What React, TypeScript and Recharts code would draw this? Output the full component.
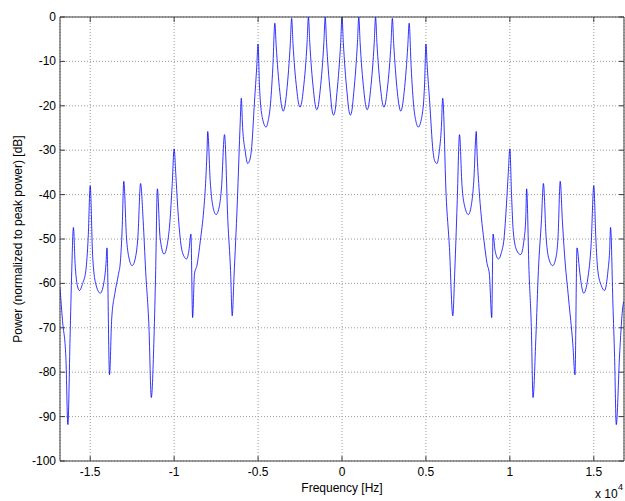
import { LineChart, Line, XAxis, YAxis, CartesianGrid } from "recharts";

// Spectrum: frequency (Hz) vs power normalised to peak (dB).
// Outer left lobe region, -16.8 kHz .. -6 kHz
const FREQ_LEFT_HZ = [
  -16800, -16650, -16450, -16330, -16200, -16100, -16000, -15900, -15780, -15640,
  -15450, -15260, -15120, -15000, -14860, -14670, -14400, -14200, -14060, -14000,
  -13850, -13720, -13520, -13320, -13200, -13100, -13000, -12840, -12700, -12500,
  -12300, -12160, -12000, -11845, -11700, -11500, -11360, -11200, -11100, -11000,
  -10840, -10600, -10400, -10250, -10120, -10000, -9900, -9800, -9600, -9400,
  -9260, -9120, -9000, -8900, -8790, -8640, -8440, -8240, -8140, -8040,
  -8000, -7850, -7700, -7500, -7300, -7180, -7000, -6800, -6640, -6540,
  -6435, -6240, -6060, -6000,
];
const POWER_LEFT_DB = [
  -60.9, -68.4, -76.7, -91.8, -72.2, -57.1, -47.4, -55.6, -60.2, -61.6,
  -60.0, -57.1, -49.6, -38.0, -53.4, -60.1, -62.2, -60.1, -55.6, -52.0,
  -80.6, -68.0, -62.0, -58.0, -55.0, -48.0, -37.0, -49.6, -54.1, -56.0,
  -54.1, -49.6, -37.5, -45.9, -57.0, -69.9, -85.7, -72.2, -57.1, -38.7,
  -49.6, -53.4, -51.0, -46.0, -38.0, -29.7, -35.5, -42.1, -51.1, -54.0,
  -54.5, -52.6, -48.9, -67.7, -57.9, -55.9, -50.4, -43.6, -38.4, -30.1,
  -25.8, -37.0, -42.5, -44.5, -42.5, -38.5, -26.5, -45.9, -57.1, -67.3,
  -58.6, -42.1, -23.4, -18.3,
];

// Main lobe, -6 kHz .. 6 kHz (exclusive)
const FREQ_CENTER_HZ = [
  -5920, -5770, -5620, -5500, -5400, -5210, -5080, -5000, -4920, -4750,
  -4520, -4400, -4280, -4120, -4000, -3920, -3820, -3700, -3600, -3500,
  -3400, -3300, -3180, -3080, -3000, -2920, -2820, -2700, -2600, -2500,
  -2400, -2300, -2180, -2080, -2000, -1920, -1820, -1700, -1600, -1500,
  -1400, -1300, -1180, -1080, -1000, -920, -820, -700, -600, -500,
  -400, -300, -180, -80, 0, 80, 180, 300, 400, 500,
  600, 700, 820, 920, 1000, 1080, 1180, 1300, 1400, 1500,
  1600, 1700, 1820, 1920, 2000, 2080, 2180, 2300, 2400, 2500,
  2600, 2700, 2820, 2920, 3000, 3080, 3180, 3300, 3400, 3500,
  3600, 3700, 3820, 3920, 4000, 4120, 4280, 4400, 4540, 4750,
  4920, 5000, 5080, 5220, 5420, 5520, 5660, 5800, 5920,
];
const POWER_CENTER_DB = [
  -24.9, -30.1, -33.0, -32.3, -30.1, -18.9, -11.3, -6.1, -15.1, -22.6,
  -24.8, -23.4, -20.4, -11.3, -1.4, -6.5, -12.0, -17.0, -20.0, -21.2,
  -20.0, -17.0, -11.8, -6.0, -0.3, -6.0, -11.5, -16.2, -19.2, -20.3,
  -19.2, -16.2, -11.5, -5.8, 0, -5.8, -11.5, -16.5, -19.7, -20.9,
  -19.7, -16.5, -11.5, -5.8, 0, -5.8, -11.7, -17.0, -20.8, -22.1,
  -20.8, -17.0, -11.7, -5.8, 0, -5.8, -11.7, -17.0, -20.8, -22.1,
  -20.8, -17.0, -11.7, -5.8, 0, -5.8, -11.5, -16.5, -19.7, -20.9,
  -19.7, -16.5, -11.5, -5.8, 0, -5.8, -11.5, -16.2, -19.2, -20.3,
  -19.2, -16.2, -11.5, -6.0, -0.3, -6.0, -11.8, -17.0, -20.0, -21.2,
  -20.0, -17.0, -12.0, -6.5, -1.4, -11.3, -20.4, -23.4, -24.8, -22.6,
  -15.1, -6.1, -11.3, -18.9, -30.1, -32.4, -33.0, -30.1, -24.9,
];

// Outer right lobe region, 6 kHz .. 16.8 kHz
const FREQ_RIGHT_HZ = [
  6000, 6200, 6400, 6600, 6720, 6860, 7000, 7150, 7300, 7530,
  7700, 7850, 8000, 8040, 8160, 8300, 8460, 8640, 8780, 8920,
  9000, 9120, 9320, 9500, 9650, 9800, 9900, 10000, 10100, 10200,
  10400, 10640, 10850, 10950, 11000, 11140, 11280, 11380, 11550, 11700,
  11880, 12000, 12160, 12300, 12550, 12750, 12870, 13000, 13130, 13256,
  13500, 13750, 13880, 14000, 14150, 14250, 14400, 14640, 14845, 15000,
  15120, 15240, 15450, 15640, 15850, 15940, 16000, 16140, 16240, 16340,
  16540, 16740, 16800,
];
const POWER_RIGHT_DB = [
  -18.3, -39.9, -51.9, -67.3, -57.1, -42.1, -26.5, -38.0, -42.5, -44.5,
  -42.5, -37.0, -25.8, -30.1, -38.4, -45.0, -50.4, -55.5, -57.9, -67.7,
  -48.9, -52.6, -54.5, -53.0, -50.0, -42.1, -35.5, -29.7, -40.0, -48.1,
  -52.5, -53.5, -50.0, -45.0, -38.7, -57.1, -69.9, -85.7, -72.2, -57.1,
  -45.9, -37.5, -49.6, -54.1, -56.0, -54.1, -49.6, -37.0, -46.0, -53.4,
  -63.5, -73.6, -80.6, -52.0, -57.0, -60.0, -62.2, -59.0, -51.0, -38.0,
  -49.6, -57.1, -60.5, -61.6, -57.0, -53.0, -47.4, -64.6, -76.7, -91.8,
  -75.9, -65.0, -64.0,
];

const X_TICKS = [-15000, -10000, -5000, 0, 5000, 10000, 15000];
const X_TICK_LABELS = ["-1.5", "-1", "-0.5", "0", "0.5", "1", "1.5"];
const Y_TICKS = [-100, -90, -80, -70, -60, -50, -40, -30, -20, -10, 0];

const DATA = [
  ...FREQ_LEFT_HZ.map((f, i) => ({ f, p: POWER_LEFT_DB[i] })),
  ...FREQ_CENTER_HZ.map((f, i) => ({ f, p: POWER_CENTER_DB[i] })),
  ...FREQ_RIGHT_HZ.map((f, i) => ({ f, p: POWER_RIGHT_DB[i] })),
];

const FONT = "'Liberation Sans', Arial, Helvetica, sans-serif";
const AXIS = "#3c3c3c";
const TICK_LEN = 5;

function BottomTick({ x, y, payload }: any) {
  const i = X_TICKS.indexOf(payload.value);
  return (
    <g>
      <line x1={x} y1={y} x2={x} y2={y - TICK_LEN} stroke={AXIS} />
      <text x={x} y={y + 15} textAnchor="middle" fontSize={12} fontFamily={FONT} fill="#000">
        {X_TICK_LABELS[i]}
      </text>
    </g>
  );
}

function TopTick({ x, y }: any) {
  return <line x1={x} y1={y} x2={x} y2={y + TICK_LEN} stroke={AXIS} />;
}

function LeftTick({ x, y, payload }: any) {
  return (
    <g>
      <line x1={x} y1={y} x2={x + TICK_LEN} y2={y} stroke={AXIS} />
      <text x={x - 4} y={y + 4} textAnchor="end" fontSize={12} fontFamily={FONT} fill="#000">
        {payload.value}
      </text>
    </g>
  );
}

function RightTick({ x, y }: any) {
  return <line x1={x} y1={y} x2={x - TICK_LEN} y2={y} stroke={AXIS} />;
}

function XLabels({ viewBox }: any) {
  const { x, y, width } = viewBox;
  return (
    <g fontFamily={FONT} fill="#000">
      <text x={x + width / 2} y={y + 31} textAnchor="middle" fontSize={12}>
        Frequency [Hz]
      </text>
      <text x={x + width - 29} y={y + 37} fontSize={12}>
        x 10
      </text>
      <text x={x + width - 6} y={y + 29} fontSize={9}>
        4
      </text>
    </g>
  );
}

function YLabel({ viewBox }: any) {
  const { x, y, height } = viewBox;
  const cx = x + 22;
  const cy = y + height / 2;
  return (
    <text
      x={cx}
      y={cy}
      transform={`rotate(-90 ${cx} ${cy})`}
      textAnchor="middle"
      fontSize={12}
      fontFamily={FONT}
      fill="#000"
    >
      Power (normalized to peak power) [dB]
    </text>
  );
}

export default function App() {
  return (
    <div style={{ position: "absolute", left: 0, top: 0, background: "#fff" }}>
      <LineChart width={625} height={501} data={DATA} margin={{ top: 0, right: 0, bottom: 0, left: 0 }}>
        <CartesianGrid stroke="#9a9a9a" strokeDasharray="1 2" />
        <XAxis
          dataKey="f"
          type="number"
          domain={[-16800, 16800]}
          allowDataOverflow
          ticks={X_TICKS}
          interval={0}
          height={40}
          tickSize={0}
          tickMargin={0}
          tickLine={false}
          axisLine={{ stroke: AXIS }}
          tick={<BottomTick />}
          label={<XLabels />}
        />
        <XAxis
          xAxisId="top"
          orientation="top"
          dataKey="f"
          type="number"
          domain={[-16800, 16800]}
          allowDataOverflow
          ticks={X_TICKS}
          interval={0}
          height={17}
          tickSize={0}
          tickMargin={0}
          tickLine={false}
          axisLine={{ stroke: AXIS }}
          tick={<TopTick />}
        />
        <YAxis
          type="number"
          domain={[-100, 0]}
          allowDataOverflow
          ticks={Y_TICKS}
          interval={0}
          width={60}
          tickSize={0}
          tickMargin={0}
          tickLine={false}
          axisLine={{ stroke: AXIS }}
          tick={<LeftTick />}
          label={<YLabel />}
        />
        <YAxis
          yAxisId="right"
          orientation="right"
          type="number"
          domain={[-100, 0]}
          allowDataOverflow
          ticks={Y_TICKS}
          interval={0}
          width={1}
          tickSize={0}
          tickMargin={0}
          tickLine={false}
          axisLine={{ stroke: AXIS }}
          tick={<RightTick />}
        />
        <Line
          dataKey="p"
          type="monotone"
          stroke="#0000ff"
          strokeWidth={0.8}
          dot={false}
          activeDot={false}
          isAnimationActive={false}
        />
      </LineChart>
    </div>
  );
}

+++++

• **WHAT TO DO**
Write out each line of the listing above, exactly, from its first line to the line holding "XAxis, YAxis, CartesianGrid", inclusive. Skip the pictures.

• **WRITTEN ANSWER**
What React, TypeScript and Recharts code would draw this? Output the full component.
import { LineChart, Line, XAxis, YAxis, CartesianGrid } from "recharts";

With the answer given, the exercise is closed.